I love Oh Mercy for many reasons. There is the sound that hits you first - quiet and seemingly creeping up on a person, but powerful beyond belief. It is quite a 'political' album in a way as well. Not party political, but in terms of the original etymology of the word 'politics' - affairs of state and society. As the opening song of the album says, 'We live in a political world'. It is also an odd mixture of cynical, sad, tender and sweet.

Some of the songs hearken back to old doo-wop and rock & roll sounds. Where Teardrops Fall and Shooting Star in particular. Bittersweet; sad reminiscences reflecting maturity.

There is the country ballad feel of Man in the Long Black Coat, which is deeply allegorical and layered in meaning. When I play it on the guitar and sing the lyrics myself, I find myself putting inflections and pauses in different places to Dylan who is quite staccato on this track. Very broken phrasing and selected images pop out. Beautiful vocals (throughout the album actually). My problem with playing that song myself is that I have a young female voice, when an older male voice is necessary to convey the meaning. Dylan's vocals far surpass those of any other singer around in my opinion.

Most of the Time almost makes me cry. Some of Dylan's songs give you an ache in the gut because they hit home with such power. The repetition of that simple phrase 'most of the time' is so resonant and completely contradicts his statements of him doing fine after a relationship ends - but without denying anything outright. It is so human. Most of us get on with life after upsets and trauma.
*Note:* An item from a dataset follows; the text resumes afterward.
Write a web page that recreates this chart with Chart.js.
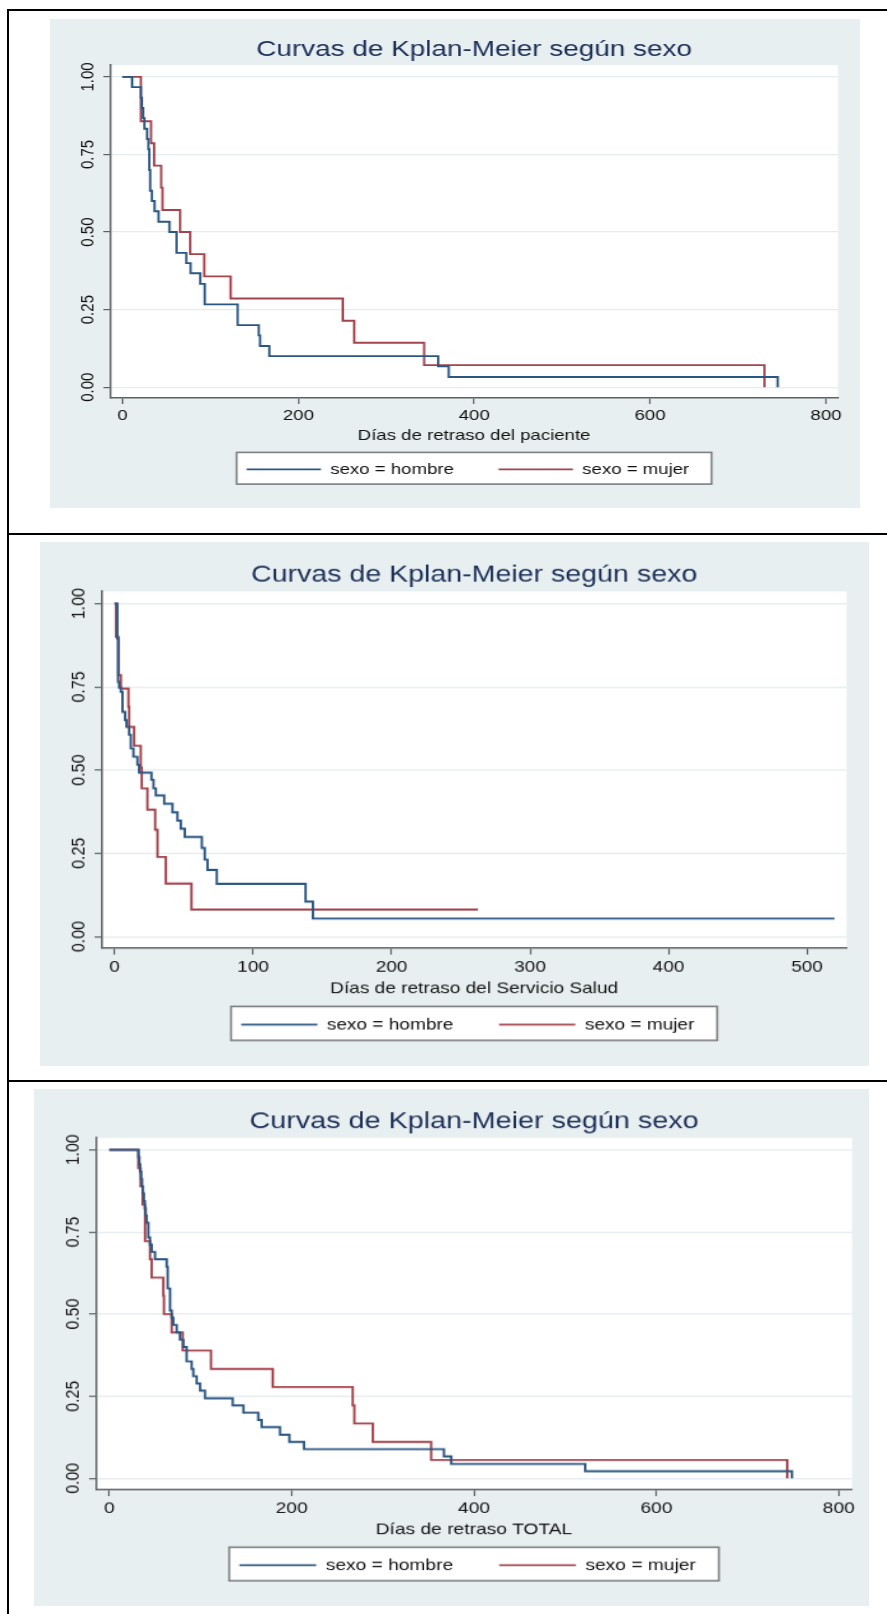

We follow our daily routines and we function - but then moments of weakness and memories always seem to come back to haunt us.
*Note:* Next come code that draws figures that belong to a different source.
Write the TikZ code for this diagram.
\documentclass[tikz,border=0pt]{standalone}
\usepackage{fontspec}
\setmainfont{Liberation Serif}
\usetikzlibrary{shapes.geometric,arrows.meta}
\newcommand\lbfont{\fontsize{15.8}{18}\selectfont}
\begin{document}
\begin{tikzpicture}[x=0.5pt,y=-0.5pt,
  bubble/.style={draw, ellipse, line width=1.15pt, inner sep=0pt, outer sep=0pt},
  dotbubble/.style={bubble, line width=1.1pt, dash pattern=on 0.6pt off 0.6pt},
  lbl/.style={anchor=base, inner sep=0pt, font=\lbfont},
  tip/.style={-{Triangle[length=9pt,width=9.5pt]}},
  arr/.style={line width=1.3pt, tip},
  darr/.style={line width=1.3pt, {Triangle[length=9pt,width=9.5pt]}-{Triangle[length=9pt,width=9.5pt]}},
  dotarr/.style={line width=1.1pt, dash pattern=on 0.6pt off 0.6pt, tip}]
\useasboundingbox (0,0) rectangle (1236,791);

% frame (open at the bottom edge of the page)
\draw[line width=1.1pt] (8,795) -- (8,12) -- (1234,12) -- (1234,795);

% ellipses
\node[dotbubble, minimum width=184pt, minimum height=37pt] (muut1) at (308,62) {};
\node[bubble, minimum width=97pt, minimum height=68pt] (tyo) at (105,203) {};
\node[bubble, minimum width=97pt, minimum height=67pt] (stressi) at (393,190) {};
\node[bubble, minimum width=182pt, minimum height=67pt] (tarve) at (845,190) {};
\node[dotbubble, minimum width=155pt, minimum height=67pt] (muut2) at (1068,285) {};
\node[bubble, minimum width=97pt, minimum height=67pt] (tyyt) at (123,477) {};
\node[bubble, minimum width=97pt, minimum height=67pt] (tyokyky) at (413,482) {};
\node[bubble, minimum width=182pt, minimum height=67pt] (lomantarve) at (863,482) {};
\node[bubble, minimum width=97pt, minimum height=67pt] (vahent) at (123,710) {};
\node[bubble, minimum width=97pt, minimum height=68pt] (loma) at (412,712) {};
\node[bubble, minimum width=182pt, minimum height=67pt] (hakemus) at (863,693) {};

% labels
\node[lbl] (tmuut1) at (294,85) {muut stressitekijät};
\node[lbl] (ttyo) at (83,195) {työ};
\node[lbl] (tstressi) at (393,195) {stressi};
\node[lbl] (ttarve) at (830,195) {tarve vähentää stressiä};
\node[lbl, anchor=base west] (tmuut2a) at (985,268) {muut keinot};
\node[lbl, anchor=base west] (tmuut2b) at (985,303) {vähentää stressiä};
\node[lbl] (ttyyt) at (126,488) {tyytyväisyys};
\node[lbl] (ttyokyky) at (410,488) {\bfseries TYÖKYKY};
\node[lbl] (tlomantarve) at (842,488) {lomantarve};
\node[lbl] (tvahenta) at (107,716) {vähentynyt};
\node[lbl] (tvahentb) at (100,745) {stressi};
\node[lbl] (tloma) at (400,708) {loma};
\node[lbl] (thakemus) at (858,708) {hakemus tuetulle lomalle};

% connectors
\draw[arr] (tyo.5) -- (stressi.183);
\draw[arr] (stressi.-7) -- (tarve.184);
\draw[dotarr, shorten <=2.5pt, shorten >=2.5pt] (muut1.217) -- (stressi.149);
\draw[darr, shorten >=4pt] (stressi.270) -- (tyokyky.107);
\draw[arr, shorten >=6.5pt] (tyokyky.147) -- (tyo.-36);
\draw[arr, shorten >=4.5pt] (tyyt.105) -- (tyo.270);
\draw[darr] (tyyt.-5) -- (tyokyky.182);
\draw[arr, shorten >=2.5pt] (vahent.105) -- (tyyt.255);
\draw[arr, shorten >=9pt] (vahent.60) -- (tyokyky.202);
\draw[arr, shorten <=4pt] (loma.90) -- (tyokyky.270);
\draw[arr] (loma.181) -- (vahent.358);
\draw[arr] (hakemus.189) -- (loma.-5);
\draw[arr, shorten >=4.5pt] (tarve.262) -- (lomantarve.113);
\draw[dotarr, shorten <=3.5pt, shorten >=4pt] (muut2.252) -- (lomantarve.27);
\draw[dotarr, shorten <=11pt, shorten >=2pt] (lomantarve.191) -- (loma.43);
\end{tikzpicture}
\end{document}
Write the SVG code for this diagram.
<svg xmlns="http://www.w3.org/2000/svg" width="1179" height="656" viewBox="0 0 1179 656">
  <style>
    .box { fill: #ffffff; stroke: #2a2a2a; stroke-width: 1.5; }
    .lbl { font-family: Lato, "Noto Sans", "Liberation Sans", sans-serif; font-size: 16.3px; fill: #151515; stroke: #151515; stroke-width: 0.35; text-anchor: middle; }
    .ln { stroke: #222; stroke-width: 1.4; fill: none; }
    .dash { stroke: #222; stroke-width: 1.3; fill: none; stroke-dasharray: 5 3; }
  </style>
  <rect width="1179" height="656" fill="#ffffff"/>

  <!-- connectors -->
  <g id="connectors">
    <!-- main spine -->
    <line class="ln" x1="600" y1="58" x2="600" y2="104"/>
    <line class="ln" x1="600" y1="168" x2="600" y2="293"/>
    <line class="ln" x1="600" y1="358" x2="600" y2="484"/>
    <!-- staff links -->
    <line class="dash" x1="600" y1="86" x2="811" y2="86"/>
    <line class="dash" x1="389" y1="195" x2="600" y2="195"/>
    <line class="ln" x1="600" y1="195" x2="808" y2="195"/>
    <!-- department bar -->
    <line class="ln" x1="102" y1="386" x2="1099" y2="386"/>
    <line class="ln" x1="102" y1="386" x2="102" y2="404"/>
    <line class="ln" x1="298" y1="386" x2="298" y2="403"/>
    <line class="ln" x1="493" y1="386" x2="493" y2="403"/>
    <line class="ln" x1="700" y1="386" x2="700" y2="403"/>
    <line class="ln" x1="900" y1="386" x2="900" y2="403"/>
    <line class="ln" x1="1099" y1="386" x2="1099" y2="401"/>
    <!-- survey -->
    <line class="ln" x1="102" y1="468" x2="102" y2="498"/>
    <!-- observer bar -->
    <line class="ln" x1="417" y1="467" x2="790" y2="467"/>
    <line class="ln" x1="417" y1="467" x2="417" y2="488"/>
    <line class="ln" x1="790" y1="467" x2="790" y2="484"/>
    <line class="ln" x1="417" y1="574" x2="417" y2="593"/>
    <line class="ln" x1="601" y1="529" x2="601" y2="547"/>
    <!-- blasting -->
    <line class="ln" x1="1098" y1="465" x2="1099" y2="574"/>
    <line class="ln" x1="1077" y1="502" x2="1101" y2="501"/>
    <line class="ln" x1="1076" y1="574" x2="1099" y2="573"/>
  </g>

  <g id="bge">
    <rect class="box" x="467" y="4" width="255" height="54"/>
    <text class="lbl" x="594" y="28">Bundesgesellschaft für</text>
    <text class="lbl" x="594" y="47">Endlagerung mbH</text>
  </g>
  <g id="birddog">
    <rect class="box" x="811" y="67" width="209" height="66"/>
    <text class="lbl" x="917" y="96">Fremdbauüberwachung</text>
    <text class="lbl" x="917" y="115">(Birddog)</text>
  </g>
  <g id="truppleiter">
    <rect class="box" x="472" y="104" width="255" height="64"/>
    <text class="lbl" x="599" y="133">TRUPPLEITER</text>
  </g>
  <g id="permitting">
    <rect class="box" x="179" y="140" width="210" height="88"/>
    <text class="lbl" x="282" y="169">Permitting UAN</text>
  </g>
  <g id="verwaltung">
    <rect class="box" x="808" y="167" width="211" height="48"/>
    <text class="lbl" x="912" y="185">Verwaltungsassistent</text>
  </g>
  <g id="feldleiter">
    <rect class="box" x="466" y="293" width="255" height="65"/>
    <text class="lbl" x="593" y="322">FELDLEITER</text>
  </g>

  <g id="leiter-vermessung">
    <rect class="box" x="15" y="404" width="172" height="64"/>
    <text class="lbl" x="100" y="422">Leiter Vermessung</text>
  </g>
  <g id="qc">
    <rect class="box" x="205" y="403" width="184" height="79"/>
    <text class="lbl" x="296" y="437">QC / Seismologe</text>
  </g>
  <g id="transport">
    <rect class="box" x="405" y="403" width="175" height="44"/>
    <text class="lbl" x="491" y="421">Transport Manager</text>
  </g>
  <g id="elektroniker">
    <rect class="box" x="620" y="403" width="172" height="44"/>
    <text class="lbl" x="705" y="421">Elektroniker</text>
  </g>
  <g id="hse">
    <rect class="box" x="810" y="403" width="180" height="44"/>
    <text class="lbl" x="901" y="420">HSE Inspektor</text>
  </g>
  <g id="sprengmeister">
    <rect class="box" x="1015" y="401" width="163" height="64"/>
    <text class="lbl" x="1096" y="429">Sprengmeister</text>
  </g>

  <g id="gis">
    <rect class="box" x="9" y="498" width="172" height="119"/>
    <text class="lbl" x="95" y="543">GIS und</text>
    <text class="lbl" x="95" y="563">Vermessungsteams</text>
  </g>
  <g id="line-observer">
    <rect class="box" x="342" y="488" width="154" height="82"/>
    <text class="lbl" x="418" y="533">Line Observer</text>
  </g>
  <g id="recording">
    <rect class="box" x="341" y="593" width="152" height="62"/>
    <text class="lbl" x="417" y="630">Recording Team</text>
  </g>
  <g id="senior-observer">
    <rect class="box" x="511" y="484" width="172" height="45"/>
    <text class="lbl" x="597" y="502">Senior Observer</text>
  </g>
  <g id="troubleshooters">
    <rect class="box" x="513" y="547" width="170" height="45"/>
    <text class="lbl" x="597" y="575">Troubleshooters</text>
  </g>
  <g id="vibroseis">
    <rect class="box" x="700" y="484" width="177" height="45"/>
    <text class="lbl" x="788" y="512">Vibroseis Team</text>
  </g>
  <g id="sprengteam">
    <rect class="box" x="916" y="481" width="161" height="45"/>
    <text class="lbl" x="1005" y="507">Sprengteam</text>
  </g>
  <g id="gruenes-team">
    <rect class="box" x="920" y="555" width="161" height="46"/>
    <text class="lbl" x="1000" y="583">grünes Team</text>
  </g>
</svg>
I tend to give an ironic smile when I hear What was it you Wanted?. This must be a brief foray into Dylan's world, where it seems like everyone is after a piece of him for something. In the song he leaves in the middle of the conversation, comes back, asks for the request to be repeated because 'he forgot' what it was... the person making the demands seems a little unsure themselves. Then there is the religious imagery of betrayal with the 'kiss on the cheek', which is almost thrown away. The vocals are quiet and almost whispered in parts. To be honest, if I needed something from Bob Dylan, I don't think I would have chosen that particular moment to ask!